I read once that Tetris' addictiveness is an unfortunate side-effect of the human brain's built-in desire to learn. Learning something results in positive stimulus. This is usually offset by the actual need to work hard to learn something. Tetris short-circuits this by mimicking learning without the work. Gamification is a double-edged sword: it can convince people to do things they should do but don't, but it can also convince people to spend their time in ways that aren't productive for them. It clouds decision making.
I need to create.

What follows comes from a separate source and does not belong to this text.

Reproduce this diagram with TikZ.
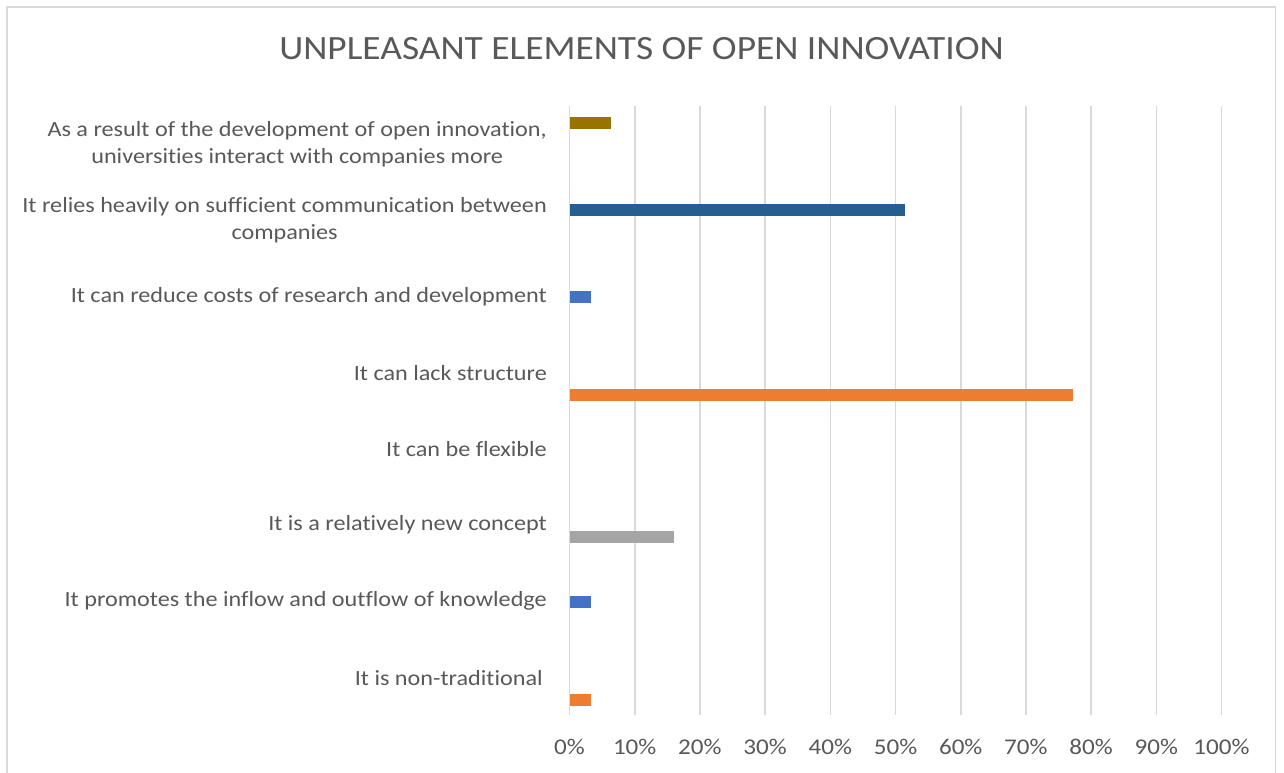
\documentclass[tikz,border=0pt]{standalone}
\usepackage{fontspec}
\usepackage{graphicx}
\setmainfont[Ligatures={NoCommon}]{Carlito}
\definecolor{txt}{HTML}{595959}
\definecolor{grid}{HTML}{D9D9D9}
\definecolor{cgold}{HTML}{997300}
\definecolor{cdblue}{HTML}{255E91}
\definecolor{cblue}{HTML}{4472C4}
\definecolor{corange}{HTML}{ED7D31}
\definecolor{cgray}{HTML}{A5A5A5}
\newcommand{\wide}[1]{\scalebox{1.115}[1]{#1}}
\newcommand{\twoline}[2]{\wide{\begin{tabular}{@{}c@{}}#1\\#2\end{tabular}}}
\tikzset{
  catlabel/.style={anchor=east, text=txt, font=\fontsize{21.7}{27}\selectfont, inner sep=0pt},
  ticklabel/.style={anchor=center, text=txt, font=\fontsize{22.5}{26}\selectfont, inner sep=0pt},
  gridline/.style={draw=grid, line width=1.6pt}
}
\begin{document}
\begin{tikzpicture}[x=1pt,y=-1pt]
\useasboundingbox (0,0) rectangle (1284,772);
\fill[white] (0,0) rectangle (1284,772);
\draw[grid, line width=1.6pt] (7,780) -- (7,7) -- (1275.5,7) -- (1275.5,780);
% title
\node[text=txt, font=\fontsize{34}{40}\selectfont, inner sep=0pt] (title) at (641.5,49) {\scalebox{1.1}[1]{UNPLEASANT ELEMENTS OF OPEN INNOVATION}};
% gridlines
\foreach \i in {0,...,10} {
  \draw[gridline] ({569.5+65.2*\i},106) -- ({569.5+65.2*\i},715);
}
% tick labels
\foreach \i/\t in {0/0\%,1/10\%,2/20\%,3/30\%,4/40\%,5/50\%,6/60\%,7/70\%,8/80\%,9/90\%,10/100\%} {
  \node[ticklabel] (t\i) at ({569.5+65.2*\i},747) {\wide{\t}};
}
% category labels
\node[catlabel] (c1) at (547,144.5) {\twoline{As a result of the development of open innovation,}{universities interact with companies more}};
\node[catlabel] (c2) at (547,220.5) {\twoline{It relies heavily on sufficient communication between}{companies}};
\node[catlabel] (c3) at (547,297) {\wide{It can reduce costs of research and development}};
\node[catlabel] (c4) at (547,373) {\wide{It can lack structure}};
\node[catlabel] (c5) at (547,449) {\wide{It can be flexible}};
\node[catlabel] (c6) at (547,525) {\wide{It is a relatively new concept}};
\node[catlabel] (c7) at (547,601) {\wide{It promotes the inflow and outflow of knowledge}};
\node[catlabel] (c8) at (547,678) {\wide{It is non-traditional\,}};
% bars
\fill[cgold]   (570,117) rectangle (611,129);
\fill[cdblue]  (570,204) rectangle (905,215.5);
\fill[cblue]   (570,291) rectangle (591,303);
\fill[corange] (570,389) rectangle (1072.5,401);
\fill[cgray]   (570,531) rectangle (674,543);
\fill[cblue]   (570,596) rectangle (591,608);
\fill[corange] (570,694) rectangle (591,706);
\end{tikzpicture}
\end{document}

At times in my life I've done this by writing, at times by coding, at times by designing (hardware, that is, I have no eye.) When I'm not regularly doing one of these I have a nagging feeling of dissatisfaction. When I hit 'publish' I feel a mental weight lifted. Sometimes I write something so close to the edge of my analytical envelope that I feel smarter than I actually am.
That doesn't happen often. But like that freak perfect fairway shot, it keeps me coming back.
I don't write to amuse. I don't write to educate. I don't want to be an entertainer or a teacher. I want to learn, to create. My favorite posts are the ones where I start with a question I don't know the answer to and write an answer. I am forced to think.
Quora, unfortunately, is like Tetris. It feels like thinking, but it's not. By pushing answerers to create a 'definitive' answer Quora discourages conversation and encourages writing things you already know. It's easy to write there, you answer questions you have answers to. And that's good: sharing knowledge is valuable. But it's not creative.
It's harder to blog. It takes me time to think through a problem, and I often run into a dead end. It's a rare occurrence when I think one of my posts is actually insightful, and I don't really know what I'll end up with until I'm done writing. But when it works, it works, and that's what I'm looking for.
I'm kicking the Quora habit and trying to start blogging more regularly again.